Text-to-speech provider that uses the OpenAI TTS API.

API Contract

  • Endpoint: POST {baseUrl}/audio/speech
  • Authentication: Authorization: Bearer <apiKey>
  • Content-Type: application/json
  • Request body: { model, voice, input, response_format, speed }
  • Response: Raw audio bytes in the requested format

Models

  • tts-1 — Optimized for real-time, lower latency, slightly lower quality
  • tts-1-hd — Higher quality at the cost of additional latency

Voice Listing

OpenAI's voice catalog is static (6 voices), so listAvailableVoices() returns a hardcoded list from OPENAI_VOICES without making an API call.

See

Example

const provider = new OpenAITextToSpeechProvider({
apiKey: process.env.OPENAI_API_KEY!,
model: 'tts-1',
voice: 'nova',
});
const result = await provider.synthesize('Hello!', { speed: 1.1 });

Implements

Constructors

Methods

  • Synthesizes speech from text using the OpenAI TTS API.

    Parameters

    • text: string

      The text to convert to audio. Maximum 4096 characters.

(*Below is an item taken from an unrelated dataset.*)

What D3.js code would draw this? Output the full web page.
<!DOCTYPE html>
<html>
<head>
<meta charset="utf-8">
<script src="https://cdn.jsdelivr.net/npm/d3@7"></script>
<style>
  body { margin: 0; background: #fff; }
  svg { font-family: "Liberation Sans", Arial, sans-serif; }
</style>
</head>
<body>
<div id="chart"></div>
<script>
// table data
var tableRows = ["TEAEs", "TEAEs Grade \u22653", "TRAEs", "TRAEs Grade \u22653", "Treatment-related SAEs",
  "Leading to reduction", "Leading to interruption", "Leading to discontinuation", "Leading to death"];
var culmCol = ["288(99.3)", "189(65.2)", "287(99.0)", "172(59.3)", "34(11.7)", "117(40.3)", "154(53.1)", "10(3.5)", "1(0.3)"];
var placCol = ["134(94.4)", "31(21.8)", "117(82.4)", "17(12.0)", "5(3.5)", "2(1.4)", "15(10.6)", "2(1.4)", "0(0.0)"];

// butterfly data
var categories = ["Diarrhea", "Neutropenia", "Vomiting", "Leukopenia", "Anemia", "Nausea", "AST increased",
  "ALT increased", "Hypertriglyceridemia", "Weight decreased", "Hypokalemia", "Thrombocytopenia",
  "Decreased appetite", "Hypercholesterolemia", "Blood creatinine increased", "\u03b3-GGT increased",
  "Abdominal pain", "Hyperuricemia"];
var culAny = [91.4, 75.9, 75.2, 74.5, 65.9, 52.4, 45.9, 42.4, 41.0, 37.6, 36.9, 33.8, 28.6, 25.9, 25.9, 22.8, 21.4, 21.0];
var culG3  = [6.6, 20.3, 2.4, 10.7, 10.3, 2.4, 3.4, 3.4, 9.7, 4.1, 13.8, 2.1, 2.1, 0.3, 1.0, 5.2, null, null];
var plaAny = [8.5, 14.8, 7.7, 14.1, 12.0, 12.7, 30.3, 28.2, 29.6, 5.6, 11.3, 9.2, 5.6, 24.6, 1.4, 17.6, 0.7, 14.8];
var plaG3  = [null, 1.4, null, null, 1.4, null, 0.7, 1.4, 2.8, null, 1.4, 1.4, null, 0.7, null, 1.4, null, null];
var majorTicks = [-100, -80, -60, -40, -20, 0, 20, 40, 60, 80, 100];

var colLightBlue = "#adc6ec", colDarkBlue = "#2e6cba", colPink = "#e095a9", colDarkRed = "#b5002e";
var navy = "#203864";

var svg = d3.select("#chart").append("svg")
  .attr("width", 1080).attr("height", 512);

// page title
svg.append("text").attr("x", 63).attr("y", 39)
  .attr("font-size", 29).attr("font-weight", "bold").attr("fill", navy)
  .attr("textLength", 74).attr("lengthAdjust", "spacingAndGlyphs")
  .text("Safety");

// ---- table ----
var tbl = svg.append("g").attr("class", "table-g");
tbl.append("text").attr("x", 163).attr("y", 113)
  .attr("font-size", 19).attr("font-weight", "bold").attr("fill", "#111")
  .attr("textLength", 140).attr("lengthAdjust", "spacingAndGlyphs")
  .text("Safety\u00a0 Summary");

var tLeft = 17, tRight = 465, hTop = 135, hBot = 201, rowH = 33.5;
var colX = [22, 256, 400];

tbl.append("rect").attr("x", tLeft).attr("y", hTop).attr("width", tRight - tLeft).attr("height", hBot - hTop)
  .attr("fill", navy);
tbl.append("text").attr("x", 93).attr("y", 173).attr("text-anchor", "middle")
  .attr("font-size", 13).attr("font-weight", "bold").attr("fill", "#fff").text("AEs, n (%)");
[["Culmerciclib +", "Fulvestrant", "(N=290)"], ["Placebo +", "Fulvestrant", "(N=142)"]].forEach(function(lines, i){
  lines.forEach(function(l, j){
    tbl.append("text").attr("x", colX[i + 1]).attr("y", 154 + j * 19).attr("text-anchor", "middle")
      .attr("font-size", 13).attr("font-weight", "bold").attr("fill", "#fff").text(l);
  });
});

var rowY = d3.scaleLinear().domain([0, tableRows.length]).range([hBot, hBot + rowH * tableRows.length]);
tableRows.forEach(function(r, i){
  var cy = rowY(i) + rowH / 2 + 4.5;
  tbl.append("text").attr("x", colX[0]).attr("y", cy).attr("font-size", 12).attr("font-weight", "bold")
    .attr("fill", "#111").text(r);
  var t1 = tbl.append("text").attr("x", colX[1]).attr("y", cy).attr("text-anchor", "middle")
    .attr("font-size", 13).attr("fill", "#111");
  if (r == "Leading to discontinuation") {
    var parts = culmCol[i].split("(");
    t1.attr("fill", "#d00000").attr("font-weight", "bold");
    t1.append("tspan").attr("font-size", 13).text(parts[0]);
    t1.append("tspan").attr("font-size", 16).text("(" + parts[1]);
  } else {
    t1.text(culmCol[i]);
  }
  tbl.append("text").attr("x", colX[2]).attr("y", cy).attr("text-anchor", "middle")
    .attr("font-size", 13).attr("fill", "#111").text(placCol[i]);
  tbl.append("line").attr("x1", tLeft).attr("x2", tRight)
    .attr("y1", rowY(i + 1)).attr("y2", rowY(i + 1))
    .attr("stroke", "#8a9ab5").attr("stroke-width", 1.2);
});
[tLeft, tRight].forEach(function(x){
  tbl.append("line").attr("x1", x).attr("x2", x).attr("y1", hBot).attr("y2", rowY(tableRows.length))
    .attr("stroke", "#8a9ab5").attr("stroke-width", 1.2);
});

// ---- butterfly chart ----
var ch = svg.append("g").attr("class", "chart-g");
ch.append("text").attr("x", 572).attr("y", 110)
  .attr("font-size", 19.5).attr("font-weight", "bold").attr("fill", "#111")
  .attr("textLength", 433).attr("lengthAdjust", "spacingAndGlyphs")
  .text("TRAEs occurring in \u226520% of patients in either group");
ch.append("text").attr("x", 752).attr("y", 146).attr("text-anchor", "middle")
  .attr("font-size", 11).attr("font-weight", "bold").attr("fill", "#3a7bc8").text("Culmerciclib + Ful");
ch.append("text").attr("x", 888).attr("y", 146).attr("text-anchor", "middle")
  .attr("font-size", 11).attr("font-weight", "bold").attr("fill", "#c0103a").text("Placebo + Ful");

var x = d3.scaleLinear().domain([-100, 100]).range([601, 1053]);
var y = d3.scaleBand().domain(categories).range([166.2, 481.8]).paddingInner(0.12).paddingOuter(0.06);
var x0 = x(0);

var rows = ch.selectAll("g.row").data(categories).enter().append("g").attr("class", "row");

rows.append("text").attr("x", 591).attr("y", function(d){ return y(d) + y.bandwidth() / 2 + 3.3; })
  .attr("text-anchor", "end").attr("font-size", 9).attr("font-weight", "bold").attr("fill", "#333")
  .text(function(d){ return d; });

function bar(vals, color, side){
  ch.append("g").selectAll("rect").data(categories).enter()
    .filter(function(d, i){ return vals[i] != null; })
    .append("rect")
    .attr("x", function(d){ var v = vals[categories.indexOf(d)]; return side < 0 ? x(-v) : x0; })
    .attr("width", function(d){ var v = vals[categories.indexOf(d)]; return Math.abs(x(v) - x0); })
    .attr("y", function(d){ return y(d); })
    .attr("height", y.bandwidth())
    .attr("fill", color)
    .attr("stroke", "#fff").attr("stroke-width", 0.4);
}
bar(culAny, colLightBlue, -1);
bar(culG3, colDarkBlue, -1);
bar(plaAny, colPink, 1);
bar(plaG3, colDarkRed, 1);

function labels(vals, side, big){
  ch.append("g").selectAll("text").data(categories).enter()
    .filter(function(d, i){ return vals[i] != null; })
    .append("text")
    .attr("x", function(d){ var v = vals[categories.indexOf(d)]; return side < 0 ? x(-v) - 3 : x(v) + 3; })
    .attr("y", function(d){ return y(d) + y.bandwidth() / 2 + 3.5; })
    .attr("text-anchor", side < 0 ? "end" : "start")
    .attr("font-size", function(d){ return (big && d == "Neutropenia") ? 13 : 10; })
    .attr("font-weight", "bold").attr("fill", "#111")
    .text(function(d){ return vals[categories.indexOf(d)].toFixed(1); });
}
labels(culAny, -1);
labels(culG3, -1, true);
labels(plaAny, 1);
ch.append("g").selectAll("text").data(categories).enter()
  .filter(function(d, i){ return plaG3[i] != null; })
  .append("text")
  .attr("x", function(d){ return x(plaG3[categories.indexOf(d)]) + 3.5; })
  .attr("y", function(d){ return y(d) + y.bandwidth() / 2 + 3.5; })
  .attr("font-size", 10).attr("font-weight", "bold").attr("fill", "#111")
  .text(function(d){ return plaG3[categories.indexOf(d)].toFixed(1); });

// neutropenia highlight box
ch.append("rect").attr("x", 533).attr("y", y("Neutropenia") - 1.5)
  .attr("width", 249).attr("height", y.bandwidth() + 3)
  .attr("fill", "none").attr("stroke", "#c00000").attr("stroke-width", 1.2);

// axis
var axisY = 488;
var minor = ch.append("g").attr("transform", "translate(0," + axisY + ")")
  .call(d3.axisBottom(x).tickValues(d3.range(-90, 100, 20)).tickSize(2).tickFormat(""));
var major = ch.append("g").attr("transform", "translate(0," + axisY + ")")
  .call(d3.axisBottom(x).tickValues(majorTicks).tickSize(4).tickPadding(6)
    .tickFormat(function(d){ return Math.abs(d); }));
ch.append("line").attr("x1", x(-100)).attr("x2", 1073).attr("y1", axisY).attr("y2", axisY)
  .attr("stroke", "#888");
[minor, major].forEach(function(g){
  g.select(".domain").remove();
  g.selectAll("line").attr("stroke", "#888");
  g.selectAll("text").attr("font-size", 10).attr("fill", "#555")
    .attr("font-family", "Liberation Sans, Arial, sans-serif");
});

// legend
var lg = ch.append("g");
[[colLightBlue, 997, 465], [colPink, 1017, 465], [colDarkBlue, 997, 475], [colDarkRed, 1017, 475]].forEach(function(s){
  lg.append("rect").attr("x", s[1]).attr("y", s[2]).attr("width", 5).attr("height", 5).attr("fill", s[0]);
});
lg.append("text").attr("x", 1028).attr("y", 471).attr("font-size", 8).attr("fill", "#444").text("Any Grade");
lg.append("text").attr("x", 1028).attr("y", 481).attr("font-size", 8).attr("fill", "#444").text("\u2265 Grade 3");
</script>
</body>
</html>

    • options: SpeechSynthesisOptions = {}

      Optional synthesis settings including voice, model, output format, and speed (0.25–4.0 range).

    Returns Promise<SpeechSynthesisResult>

    A promise resolving to the audio buffer and metadata.

    Throws

    When the OpenAI API returns a non-2xx status code. Common causes: invalid API key (401), rate limit (429), text too long (400).

    Example

    const result = await provider.synthesize('Hello world', {
    voice: 'alloy',
    speed: 1.2,
    outputFormat: 'opus',
    });
  • Returns the static list of available OpenAI TTS voices.

    Unlike other providers (ElevenLabs, Azure) that require an API call to list voices, OpenAI's voice catalog is fixed and hardcoded. This method returns a shallow copy to prevent external mutation.

    Returns Promise<SpeechVoice[]>

    A promise resolving to the 6 built-in OpenAI voice options.

    Example

    const voices = await provider.listAvailableVoices();
    const defaultVoice = voices.find(v => v.isDefault); // 'nova'

Properties

id: "openai-tts" = 'openai-tts'

Unique provider identifier used for registration and resolution.

displayName: "OpenAI TTS" = 'OpenAI TTS'

Human-readable display name for UI and logging.

supportsStreaming: true = true

Streaming is supported — the OpenAI API streams audio bytes as they are generated, enabling low-latency playback pipelines.